Alex Peverett and Chris Gladwin are Team Doyobi. Their sound has been influenced by various forms of electronic dance music (e.g. techno, electro, acid house, italo-disco, glitch, 8bit), as well as progressive rock, krautrock, noise, free jazz, and electro-acoustic and ambient music.
Gladwin and Peverett met while attending school in the Linconshire Wolds, a culturally remote area on the east coast of England, and immediately began their creative partnership. Originally working together to produce analogue video art, their first joint expeditions into computer music began by producing their own soundtracks to these video pieces.
Having grown up during the home computer boom of the 1980s they didnt have to look far to begin utilizing cheap and accessible technology.
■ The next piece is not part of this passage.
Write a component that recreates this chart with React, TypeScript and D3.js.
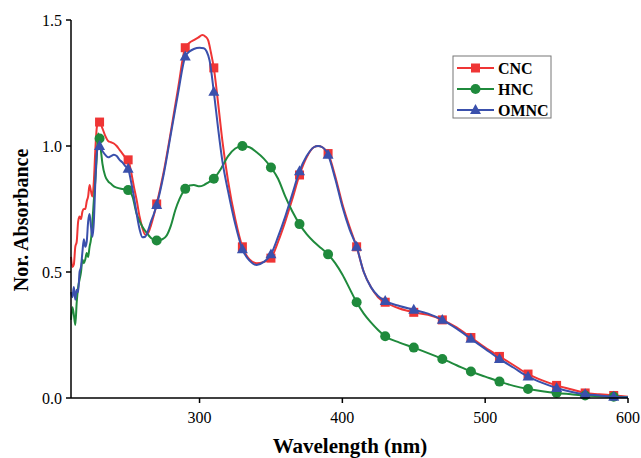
import React from "react";
import * as d3 from "d3";

const cncData: [number, number][] = [
  [210,0.56],[211,0.52],[212,0.53],[213,0.6],[214,0.62],[215,0.70],[216,0.72],[217,0.71],[218,0.74],[219,0.75],[220,0.75],[221,0.78],[222,0.80],[223,0.845],[224,0.82],[225,0.80],[226,0.86],[227,0.98],[228,1.07],[229,1.095],[230,1.095],[232,1.07],[234,1.04],[236,1.02],[238,1.015],[240,1.01],[242,1.00],[244,0.985],[246,0.97],[248,0.955],[250,0.945],[252,0.9],[254,0.84],[256,0.785],[258,0.72],[260,0.675],[262,0.648],[264,0.655],[266,0.685],[268,0.725],[270,0.77],[275,0.9],[280,1.06],[285,1.23],[290,1.39],[293,1.41],[296,1.42],[299,1.43],[302,1.44],[304,1.435],[306,1.42],[308,1.37],[310,1.31],[313,1.17],[316,1.02],[320,0.86],[325,0.71],[330,0.60],[335,0.55],[340,0.535],[345,0.54],[350,0.555],[355,0.62],[360,0.70],[365,0.79],[370,0.885],[375,0.955],[380,0.995],[383,1.0],[386,0.995],[390,0.97],[395,0.88],[400,0.77],[405,0.68],[410,0.60],[415,0.50],[420,0.44],[425,0.40],[430,0.38],[440,0.355],[450,0.34],[460,0.33],[470,0.31],[480,0.28],[490,0.24],[500,0.20],[510,0.165],[520,0.13],[530,0.095],[540,0.07],[550,0.05],[560,0.035],[570,0.02],[580,0.015],[590,0.01],[600,0.005]
];

const hncData: [number, number][] = [
  [210,0.31],[211,0.36],[212,0.33],[213,0.29],[214,0.38],[215,0.44],[216,0.47],[217,0.50],[218,0.55],[219,0.535],[220,0.55],[221,0.575],[222,0.56],[223,0.60],[224,0.63],[225,0.70],[226,0.785],[227,0.86],[228,0.95],[229,1.05],[230,1.03],[231,0.98],[232,0.93],[234,0.88],[236,0.86],[238,0.85],[240,0.84],[242,0.835],[245,0.83],[250,0.825],[253,0.80],[256,0.73],[260,0.68],[263,0.655],[266,0.635],[270,0.625],[274,0.63],[277,0.645],[280,0.685],[283,0.745],[286,0.79],[290,0.83],[293,0.843],[296,0.845],[300,0.84],[303,0.845],[306,0.855],[310,0.87],[315,0.91],[320,0.96],[325,0.99],[330,1.0],[335,0.995],[340,0.975],[345,0.95],[350,0.915],[355,0.87],[360,0.80],[365,0.74],[370,0.69],[375,0.65],[380,0.62],[385,0.595],[390,0.57],[395,0.535],[400,0.49],[405,0.435],[410,0.38],[415,0.335],[420,0.30],[425,0.27],[430,0.245],[440,0.22],[450,0.20],[460,0.178],[470,0.155],[480,0.13],[490,0.105],[500,0.085],[510,0.065],[520,0.048],[530,0.036],[540,0.027],[550,0.02],[560,0.015],[570,0.01],[580,0.007],[590,0.005],[600,0.004]
];

const omncData: [number, number][] = [
  [210,0.42],[211,0.40],[212,0.44],[213,0.39],[214,0.43],[215,0.42],[216,0.50],[217,0.52],[218,0.58],[219,0.63],[220,0.60],[221,0.62],[222,0.70],[223,0.73],[224,0.68],[225,0.64],[226,0.70],[227,0.85],[228,0.97],[229,0.995],[230,1.0],[232,0.98],[234,0.965],[236,0.955],[238,0.96],[240,0.965],[242,0.96],[244,0.945],[246,0.935],[248,0.92],[250,0.91],[252,0.86],[254,0.80],[256,0.73],[258,0.67],[260,0.638],[262,0.64],[264,0.665],[266,0.70],[268,0.73],[270,0.766],[275,0.89],[280,1.05],[285,1.21],[290,1.355],[293,1.375],[296,1.385],[300,1.39],[303,1.388],[305,1.375],[307,1.34],[310,1.215],[313,1.07],[316,0.94],[320,0.82],[325,0.69],[330,0.59],[335,0.545],[340,0.528],[345,0.54],[350,0.57],[355,0.64],[360,0.72],[365,0.81],[370,0.90],[375,0.96],[380,0.995],[383,1.0],[386,0.995],[390,0.965],[395,0.87],[400,0.76],[405,0.67],[410,0.60],[415,0.50],[420,0.44],[425,0.405],[430,0.385],[440,0.365],[450,0.35],[460,0.335],[470,0.31],[480,0.275],[490,0.235],[500,0.195],[510,0.155],[520,0.12],[530,0.085],[540,0.06],[550,0.04],[560,0.025],[570,0.015],[580,0.01],[590,0.005],[600,0.003]
];

const markerWavelengths = [230,250,270,290,310,330,350,370,390,410,430,450,470,490,510,530,550,570,590];
const xTicks = [300, 400, 500, 600];
const yTicks = [0, 0.5, 1.0, 1.5];
const seriesNames = ["CNC", "HNC", "OMNC"];
const seriesColors = ["#ef3535", "#1f8a3c", "#3a50ac"];
const seriesShapes = ["square", "circle", "triangle"];

const W = 641, H = 458;
const left = 71, right = 628, top = 20, bottom = 398;

function Marker({ shape, x, y, color }: { shape: string; x: number; y: number; color: string }) {
  if (shape === "square") return <rect x={x - 4.5} y={y - 4.5} width={9} height={9} fill={color} />;
  if (shape === "circle") return <circle cx={x} cy={y} r={5} fill={color} />;
  const s = 11;
  const h = s * 0.9;
  return <path d={`M${x},${y - h * 0.6}L${x + s / 2},${y + h * 0.4}L${x - s / 2},${y + h * 0.4}Z`} fill={color} />;
}

export default function App() {
  const x = d3.scaleLinear().domain([210, 600]).range([left, right]);
  const y = d3.scaleLinear().domain([0, 1.5]).range([bottom, top]);
  const line = d3.line<[number, number]>().x(d => x(d[0])).y(d => y(d[1])).curve(d3.curveMonotoneX);
  const all = [cncData, hncData, omncData];
  const font = "'Liberation Serif', 'Times New Roman', serif";

  return (
    <svg width={W} height={H} style={{ position: "absolute", left: 0, top: 0, background: "#fff" }} fontFamily={font}>
      {all.map((data, i) => (
        <g key={seriesNames[i]}>
          <path d={line(data) || ""} fill="none" stroke={seriesColors[i]} strokeWidth={2} />
          {data.filter(d => markerWavelengths.includes(d[0])).map(d => (
            <Marker key={d[0]} shape={seriesShapes[i]} x={x(d[0])} y={y(d[1])} color={seriesColors[i]} />
          ))}
        </g>
      ))}
      <line x1={left} x2={left} y1={top} y2={bottom} stroke="#000" strokeWidth={1.5} />
      <line x1={left} x2={right} y1={bottom} y2={bottom} stroke="#000" strokeWidth={1.5} />
      {yTicks.map(t => (
        <g key={t}>
          <line x1={left - 5} x2={left} y1={y(t)} y2={y(t)} stroke="#000" strokeWidth={1.5} />
          <text x={left - 9} y={y(t)} dy="0.35em" textAnchor="end" fontSize={16}>{d3.format(".1f")(t)}</text>
        </g>
      ))}
      {xTicks.map(t => (
        <g key={t}>
          <line x1={x(t)} x2={x(t)} y1={bottom} y2={bottom + 5} stroke="#000" strokeWidth={1.5} />
          <text x={x(t)} y={bottom + 25} textAnchor="middle" fontSize={16}>{t}</text>
        </g>
      ))}
      <text x={350} y={453} textAnchor="middle" fontSize={21} fontWeight="bold">Wavelength (nm)</text>
      <text transform="translate(28,220) rotate(-90)" textAnchor="middle" fontSize={20} fontWeight="bold">Nor. Absorbance</text>
      <rect x={453} y={56} width={98} height={62} fill="#fff" stroke="#777" strokeWidth={1} />
      {seriesNames.map((n, i) => {
        const ly = 68 + i * 21;
        return (
          <g key={n}>
            <line x1={457} x2={494} y1={ly} y2={ly} stroke={seriesColors[i]} strokeWidth={2} />
            <Marker shape={seriesShapes[i]} x={475.5} y={ly} color={seriesColors[i]} />
            <text x={498} y={ly} dy="0.35em" fontSize={16} fontWeight="bold">{n}</text>
          </g>
        );
      })}
    </svg>
  );
}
Using Commodore Amiga home computers running public domain software they began making collages of beats and melodies with 8-bit samplers.
After producing several home made cassette releases under the name “Doyobi”, (picked at random out of a Japanese phrase book) they shifted their focus to performing live. Following a record studio launch party in the UK’s “techno city” Sheffield, their live show caught the attention of Brighton’s Fat-Cat records who quickly released the newly titled “Team” Doyobi’s first record as a split 12” with Req (WARP) in 1999.
One of their early cassette releases had also found its way to Manchester’s Skam records who were keen to add them to their growing roster, alongside acts such as Boards of Canada, Bola, Gescom and Jega.
In 2000 Skam released their first full EP "Pushchairs for Grownups” and the Team began regularly performing in the UK and throughout Europe as a part of the larger Skam crew. 2001 saw the release of Team Doyobi’s first full length album for Skam “Cryptoburners” and a very successful series of gigs in support of Autechre throughout the European leg of their “Confield” tour.
Afterwards Gladwin and Peverett took time to develop their sound and also working on solo audio projects and multimedia art works, individual interests in video art and computer music which had preceded their initial collaboration.
They have appeared on many compilations on labels like Warp (UK), Tigerbeat (USA), Spezialmaterial (Switzerland), Alku (Spain) and Active Suspension (France). A track submitted for the Japanese noise label ALEIN8 went to press unnoticed using a corrupted audio file of the original piece, the original version was later released.
Reworking tracks for Sketch Show, N.W.A, Emilliana Torrini, Laurie Anderson, Goodiepal, Machinedrum, C64 Orchestra, Marco Passarani, Bogger, and others. Shortly before the release of their second album "Choose Your Own Adventure” (SKAM, 2004), Gladwin and Peverett showcased a range of new material at the Autechre-curated All Tomorrow's Parties, although under other guises their ATP performances have since numbered 5 times.
After the bulk of Team Doyobi’s third full length album had been written, Peverett relocated to Japan, and he and Gladwin completed the project by collaborating over the internet. “The Kphanapic Fragments : Observing Spacial Anomalies in the Dynaflow, an amateur field guide (Heavy Light Cylinders CSR8-II through to MNN9-78 {vormathrom index}.
”, finally appeared in 2006. They were subsequently invited by BBC Radio 1’s Mary Anne Hobbs invited to do a special 30 minute session, marking the third BBC Radio 1 show to play their music following repeated airplay from John Peel and a shorter session for the (now defunct) Breezeblock program.
The most recent Team Doyobi EP, "ORCH V" was released by Skam in June 2009. The Team Doyobi Myspace page reports that another release, titled "Sixty-Four", is due out soon as well. Team Doyobi and UK electronic artist Skeksi are launching their own label, Icasea, on July 27, 2009.